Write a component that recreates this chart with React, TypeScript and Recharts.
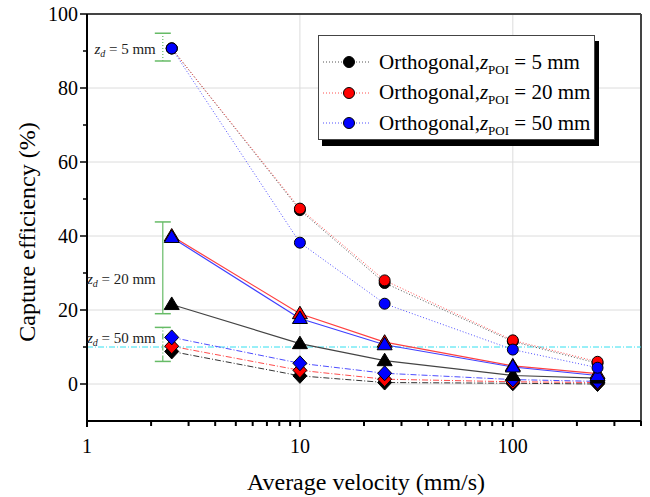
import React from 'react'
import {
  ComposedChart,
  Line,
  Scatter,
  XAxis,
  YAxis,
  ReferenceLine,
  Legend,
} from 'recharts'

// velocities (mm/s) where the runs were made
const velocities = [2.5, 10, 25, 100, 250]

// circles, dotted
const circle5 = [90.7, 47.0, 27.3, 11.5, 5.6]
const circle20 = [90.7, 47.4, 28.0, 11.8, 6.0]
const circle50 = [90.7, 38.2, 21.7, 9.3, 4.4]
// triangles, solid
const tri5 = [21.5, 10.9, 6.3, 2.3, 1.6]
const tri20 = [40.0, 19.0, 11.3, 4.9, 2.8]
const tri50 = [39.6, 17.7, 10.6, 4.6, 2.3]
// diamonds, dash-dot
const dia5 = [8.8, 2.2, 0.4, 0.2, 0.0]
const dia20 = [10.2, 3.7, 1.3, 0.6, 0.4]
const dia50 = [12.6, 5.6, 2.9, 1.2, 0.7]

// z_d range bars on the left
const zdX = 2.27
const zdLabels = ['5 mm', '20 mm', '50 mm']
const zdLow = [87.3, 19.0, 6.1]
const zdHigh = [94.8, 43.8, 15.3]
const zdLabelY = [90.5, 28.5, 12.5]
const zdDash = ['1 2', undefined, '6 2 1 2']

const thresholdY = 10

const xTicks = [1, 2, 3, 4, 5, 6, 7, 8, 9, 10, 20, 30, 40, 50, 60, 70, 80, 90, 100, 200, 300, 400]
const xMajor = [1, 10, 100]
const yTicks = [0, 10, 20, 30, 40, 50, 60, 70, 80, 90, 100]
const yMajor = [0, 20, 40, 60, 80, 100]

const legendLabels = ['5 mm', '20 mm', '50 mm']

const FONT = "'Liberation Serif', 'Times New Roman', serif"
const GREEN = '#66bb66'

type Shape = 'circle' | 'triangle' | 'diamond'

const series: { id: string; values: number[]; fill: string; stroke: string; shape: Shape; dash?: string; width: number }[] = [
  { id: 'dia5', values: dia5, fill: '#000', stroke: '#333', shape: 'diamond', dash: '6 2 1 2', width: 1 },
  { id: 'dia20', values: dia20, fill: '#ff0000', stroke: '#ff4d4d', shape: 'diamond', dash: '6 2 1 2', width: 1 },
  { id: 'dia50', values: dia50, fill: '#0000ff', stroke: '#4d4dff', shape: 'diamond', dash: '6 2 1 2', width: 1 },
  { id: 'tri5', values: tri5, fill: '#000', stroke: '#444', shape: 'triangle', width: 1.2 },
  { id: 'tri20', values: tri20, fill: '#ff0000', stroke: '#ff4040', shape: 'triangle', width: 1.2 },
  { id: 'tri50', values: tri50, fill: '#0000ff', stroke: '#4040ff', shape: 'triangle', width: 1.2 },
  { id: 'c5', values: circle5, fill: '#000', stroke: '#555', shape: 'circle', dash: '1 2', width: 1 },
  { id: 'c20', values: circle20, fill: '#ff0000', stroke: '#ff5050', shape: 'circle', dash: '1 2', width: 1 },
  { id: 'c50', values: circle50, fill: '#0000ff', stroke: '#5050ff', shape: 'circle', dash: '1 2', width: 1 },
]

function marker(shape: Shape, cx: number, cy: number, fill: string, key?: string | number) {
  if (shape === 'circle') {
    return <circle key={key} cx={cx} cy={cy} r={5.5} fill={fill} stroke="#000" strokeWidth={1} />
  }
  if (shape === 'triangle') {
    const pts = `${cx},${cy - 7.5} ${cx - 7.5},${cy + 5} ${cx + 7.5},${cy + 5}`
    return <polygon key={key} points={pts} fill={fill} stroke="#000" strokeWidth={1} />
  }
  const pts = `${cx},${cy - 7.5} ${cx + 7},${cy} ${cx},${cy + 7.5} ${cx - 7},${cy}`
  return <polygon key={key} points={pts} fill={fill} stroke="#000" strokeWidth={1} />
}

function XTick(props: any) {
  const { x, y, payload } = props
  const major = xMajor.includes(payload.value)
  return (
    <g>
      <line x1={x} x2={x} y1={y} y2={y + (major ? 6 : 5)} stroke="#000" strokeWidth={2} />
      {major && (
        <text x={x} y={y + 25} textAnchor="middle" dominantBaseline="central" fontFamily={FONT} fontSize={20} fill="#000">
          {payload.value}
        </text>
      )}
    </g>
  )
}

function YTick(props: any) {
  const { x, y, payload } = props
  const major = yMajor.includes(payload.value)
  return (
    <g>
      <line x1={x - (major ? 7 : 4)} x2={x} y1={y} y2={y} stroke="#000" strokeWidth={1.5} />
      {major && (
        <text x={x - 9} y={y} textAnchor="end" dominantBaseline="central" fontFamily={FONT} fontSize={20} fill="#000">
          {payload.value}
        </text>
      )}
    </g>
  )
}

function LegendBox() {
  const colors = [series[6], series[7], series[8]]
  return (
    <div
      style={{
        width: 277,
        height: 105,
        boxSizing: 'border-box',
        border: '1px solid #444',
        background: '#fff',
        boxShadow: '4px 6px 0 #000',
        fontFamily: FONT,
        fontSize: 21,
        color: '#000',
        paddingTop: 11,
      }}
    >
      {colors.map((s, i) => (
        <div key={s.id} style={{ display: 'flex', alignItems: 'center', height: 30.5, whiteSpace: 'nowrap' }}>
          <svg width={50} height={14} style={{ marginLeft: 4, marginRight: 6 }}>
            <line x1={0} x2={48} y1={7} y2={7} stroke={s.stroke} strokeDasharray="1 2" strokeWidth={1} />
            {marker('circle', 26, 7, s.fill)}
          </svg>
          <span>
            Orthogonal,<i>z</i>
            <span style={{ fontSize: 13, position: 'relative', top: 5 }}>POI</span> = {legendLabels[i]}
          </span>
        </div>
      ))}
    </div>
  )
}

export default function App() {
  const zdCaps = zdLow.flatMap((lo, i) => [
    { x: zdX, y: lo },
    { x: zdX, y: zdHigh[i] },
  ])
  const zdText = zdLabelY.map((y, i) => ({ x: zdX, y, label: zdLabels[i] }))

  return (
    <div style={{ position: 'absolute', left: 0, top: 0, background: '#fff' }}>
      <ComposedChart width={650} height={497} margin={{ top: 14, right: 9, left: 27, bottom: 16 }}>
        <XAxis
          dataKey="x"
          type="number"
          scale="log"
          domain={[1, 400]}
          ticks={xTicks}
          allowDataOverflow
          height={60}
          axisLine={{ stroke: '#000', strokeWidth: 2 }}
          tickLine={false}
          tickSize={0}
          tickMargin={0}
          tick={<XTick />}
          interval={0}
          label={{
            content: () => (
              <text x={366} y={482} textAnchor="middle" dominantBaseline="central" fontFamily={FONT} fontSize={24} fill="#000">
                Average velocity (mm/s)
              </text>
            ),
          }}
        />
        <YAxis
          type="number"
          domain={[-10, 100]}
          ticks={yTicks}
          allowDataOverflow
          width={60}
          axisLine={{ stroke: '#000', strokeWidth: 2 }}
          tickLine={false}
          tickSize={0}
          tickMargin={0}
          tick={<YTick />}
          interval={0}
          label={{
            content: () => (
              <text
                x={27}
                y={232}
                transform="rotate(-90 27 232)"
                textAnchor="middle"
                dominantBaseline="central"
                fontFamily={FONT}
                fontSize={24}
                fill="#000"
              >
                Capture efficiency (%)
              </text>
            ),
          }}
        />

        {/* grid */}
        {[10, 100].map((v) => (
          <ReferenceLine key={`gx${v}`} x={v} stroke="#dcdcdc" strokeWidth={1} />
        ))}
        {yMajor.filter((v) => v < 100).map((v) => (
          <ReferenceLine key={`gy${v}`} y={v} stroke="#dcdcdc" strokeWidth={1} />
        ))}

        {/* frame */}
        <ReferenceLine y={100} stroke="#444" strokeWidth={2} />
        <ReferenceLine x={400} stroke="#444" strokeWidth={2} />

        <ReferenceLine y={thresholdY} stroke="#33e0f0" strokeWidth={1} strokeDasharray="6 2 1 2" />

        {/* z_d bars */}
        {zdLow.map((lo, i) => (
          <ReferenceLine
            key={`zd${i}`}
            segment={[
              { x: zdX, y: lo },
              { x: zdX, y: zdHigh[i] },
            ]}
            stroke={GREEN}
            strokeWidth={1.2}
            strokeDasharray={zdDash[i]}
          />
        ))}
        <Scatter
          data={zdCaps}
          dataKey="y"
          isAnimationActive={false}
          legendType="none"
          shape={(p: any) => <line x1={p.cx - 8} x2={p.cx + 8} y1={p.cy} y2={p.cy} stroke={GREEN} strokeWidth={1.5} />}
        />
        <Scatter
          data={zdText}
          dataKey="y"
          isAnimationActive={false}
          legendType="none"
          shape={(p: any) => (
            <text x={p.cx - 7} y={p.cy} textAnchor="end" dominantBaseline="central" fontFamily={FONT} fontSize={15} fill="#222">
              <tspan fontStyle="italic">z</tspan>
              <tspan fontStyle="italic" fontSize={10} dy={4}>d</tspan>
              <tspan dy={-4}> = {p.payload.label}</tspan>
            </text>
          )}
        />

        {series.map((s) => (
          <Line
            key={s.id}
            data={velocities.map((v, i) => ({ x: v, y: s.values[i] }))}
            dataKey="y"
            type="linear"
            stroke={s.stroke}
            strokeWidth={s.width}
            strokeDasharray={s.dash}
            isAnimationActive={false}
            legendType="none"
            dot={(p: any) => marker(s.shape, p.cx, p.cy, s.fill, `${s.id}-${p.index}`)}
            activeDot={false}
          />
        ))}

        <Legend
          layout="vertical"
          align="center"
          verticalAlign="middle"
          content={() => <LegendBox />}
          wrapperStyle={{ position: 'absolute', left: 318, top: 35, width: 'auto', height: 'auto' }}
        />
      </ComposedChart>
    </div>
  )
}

++++++

● **Work to do**
Exactly restate the lines from the beginning of the data through the line with "const velocities = [2.5, 10, 25, 100, 250]", and no others, keeping pictures out.

● **Answer to this exercise**
Write a component that recreates this chart with React, TypeScript and Recharts.
import React from 'react'
import {
  ComposedChart,
  Line,
  Scatter,
  XAxis,
  YAxis,
  ReferenceLine,
  Legend,
} from 'recharts'

// velocities (mm/s) where the runs were made
const velocities = [2.5, 10, 25, 100, 250]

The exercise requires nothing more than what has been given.